Firstly, the Brexit minister David Davis caused astonishment even among his allies by suggesting in the House of Commons that the UK could actually leave the EU but still be prepared to pay what would inevitably be enormous sums for access to the single market.

Brexit-backing Tories made it clear that any such move would cause outrage on their part while Remain campaigners seized on the comments as unmistakable evidence that the British cabinet's attempts to trigger Article 50 of the Lisbon Treaty had descended into disarray.

There can be little doubt that the bizarre intervention of Mr Davis influenced the dramatic by-election victory for the staunchly pro-EU Lib Dem candidate Sarah Olney the following day in what was previously one of the safest Conservative seats in England, Richmond Park in a prosperous south London suburb.

It was an outcome which left prime minister Theresa May, who crucially does not have a personal mandate for her post, looking anxiously at her ability to retain her parliamentary authority and preparing with even more apprehension for her government's appeal opening at the UK's Supreme Court later today in a case which has already caused enormous damage to her Article 50 strategy.

The people who backed Brexit were plainly influenced by simplistic claims about securing lucrative trade deals and restricting immigration, as well as boosting spending on the health service, which have all been proved to be fallacies.

It should be remembered that it was Brexit enthusiasts like the prominent Tory MP Dominic Raab who, wrongly anticipating that they would lose last June, initially raised the prospect of a second referendum within a matter of years.
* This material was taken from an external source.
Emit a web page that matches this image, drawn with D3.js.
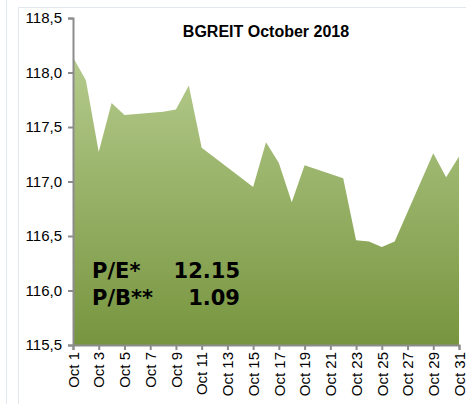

The next logical stage would be for the UK electorate to be given the full details of what a Brexit actually means and invited to give its considered verdict through either a general election or, if necessary, another plebiscite.

Voters in Northern Ireland and Scotland can be expected to again convincingly endorse EU membership and there is every reason to believe that, given the opportunity, a change of heart in England and Wales would also follow. The other Brexit options are entirely lacking in credibility.